> I need to be able to query an object that has a set of related
>  objects - the query is to find which objects contain the same
> set of query objects. For example the main object could be a
> research paper and the related object would be a set of topics
> that the papers could contain.


This is a popular question that I've found a solution to.  It 
might be kinder in the queryset refactor (Malcolm?), but for the 
time being, this is what I've used:

http://groups.google.com/group/django-users/browse_thread/thread/24de9d4b74935296/

Because of the way the underlying SQL builds the query, you 
basically end up asking for two contradictory conditions of the 
same row:

   WHERE x = 1 AND x = 2

which, as you discovered, returns no rows.

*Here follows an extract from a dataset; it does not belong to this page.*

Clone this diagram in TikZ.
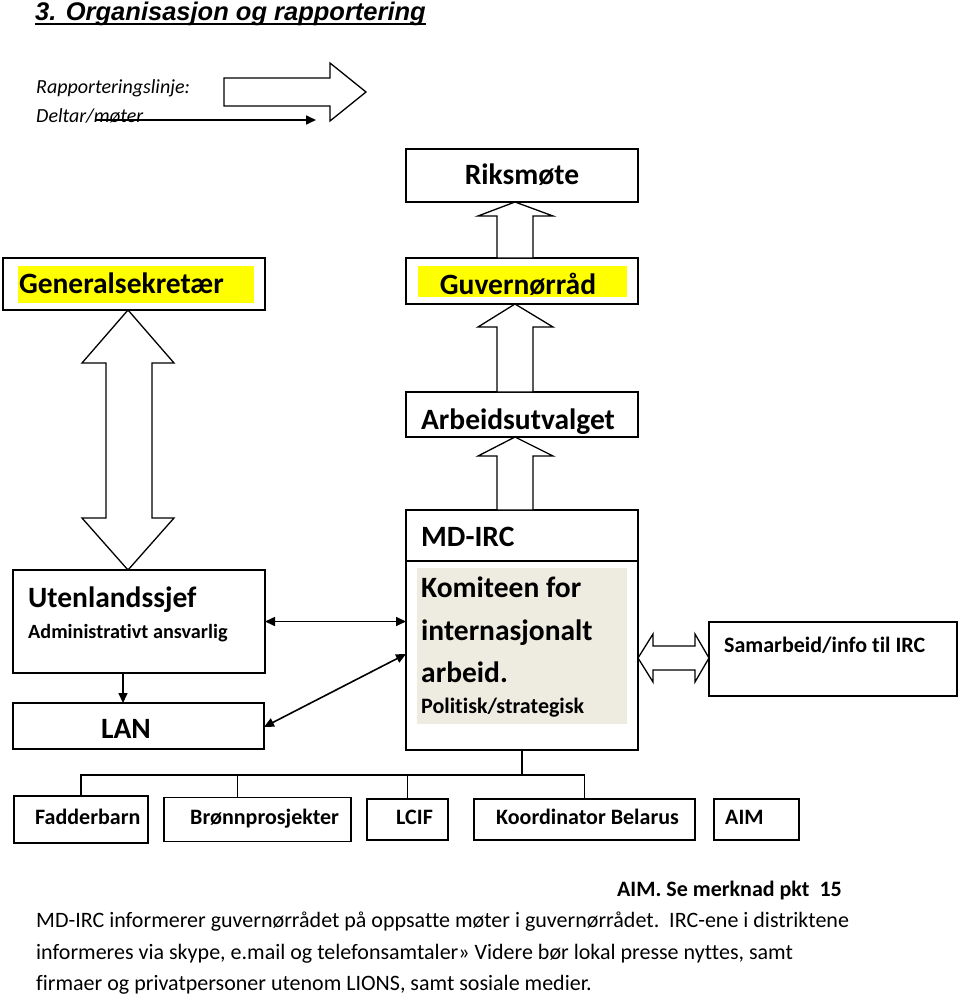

The solution I've found is to use an extra() call to build an 
IN/EXISTS[1] subselect that asks what I want.  Thus, it becomes 
something like

   WHERE EXISTS(
     SELECT 0
     FROM <innertbl> i
     WHERE <condition1> AND
       i.<fk> = <outertbl>.id
     ) AND EXISTS(
     SELECT 0
     FROM <innertbl> i
     WHERE <condition2> AND
       i.<fk> = <outertbl>.id
     )

-tim

[1] FWIW, I've found EXISTS to be faster in PostgreSQL and IN to 
be faster in SQLServer; haven't profiled MySQL or sqlite.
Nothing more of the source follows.